Western Mail/Beaufort, December 2013c

32

30

38

2

a.       Internet poll conducted by YouGov for ITV Wales. Number of respondents = 1007. Question asked: “If there was a referendum tomorrow on giving the National Assembly for Wales powers to raise or to lower the levels of income tax in Wales, how would you vote?”

b.       Internet poll conducted by YouGov for ITV Wales. Number of respondents = 1001. Question asked: “If there was a referendum tomorrow on giving the National Assembly for Wales powers to raise or to lower the levels of income tax in Wales, how would you vote?”

c.        Face-to-face poll conducted by Beaufort Research. Number of respondents = 1022. Question asked: “The UK Government says it will pass a law to enable a referendum to be held on whether the Welsh Government should be able to vary rates of income tax up or down in Wales. If such a referendum were held tomorrow, how would you vote?”

The results here suggest that, as with an EU membership referendum, any income tax referendum in Wales might well be close. Although public opinion can often shift substantially during the course of a referendum campaign, at present the evidence does not indicate that a referendum to transfer income tax powers would easily be won.
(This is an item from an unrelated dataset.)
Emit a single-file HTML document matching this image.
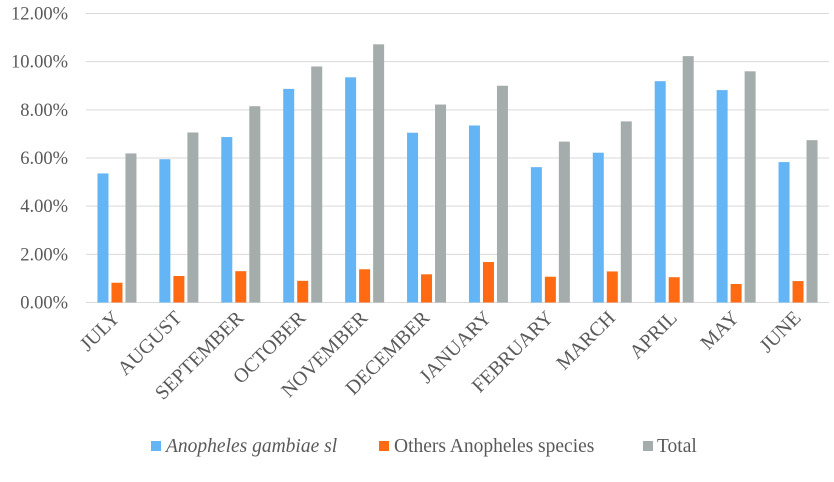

It may be worth recalling that several of the early opinion polls in the period leading up to the March 2011 referendum on legislative powers were also rather close; that referendum, of course, ended up as a comfortable win for the Yes campaign. But none of the polls on legislative powers ever showed the No camp in the lead – unlike with the December Barometer poll on taxation.

A final point on a potential income tax referendum. I’ve been investigating the matter for some time, and have yet to find an example, anywhere in the world, of an equivalent referendum to that which is proposed for Wales in the draft Wales Bill. Nowhere have I found an example of a referendum on transferring partial competence over an existing major tax from the state-wide level to an existing sub-state level of government. There was, of course, the second question (about ‘tax varying powers’) in the 1997 Scottish referendum, but that was for an institution yet to be established. There have also, of course, been numerous referendums, in many parts of the world, about specific tax propositions. But nothing equivalent to what is proposed for Wales. (If anyone knows of any pertinent examples, I would be very grateful to hear of them!) As with other aspects of our devolution journey – such as with LCOs – Wales is following a path that might most charitably be described as unique. It is not self-evident that the rest of the world has erred in failing to follow this path.

Comments

  • J Jones

    Not a close relationship between these 2013 results and the 2012 ICM poll for Silk:

    “When presented with a simple yes or no option to the Welsh Government being granted income tax setting powers, it appears that support is wide-ranging and prevalent. Overall, two in three (64%) people in Wales do think that income tax levels should be determined in Wales – a finding consistent with previous research that has been conducted on this by ICM and other polling organisations.”

    It was of course Silk’s deviant poll that was taken to represent the opinion of adults in Wales. (No I’m not leaving it alone)

    One thing that is consistent in the polls that you quote above is the much larger percentage of “Don’t knows” or undecided respondents in Beaufort face to face surveys. I think it tells us something about online polls; the respondents are more likely to be informed and have a decided opinion. I suspect that (like me) they are self confident enough (deluded enough) to believe that their opinion is valuable and, also like me, committed voters. They are a self selecting group to a degree whereas Beaufort are taking pot luck and are asking questions obout matters that have to be decided on instantly and under some pressure (not keeping the pollster waiting).

    If there was a vote tomorrow I can confidently predict the outcome in Wales….remain in the EU, No to income tax raising powers. Not scientific but people just opt for the status quo when there is not much in it.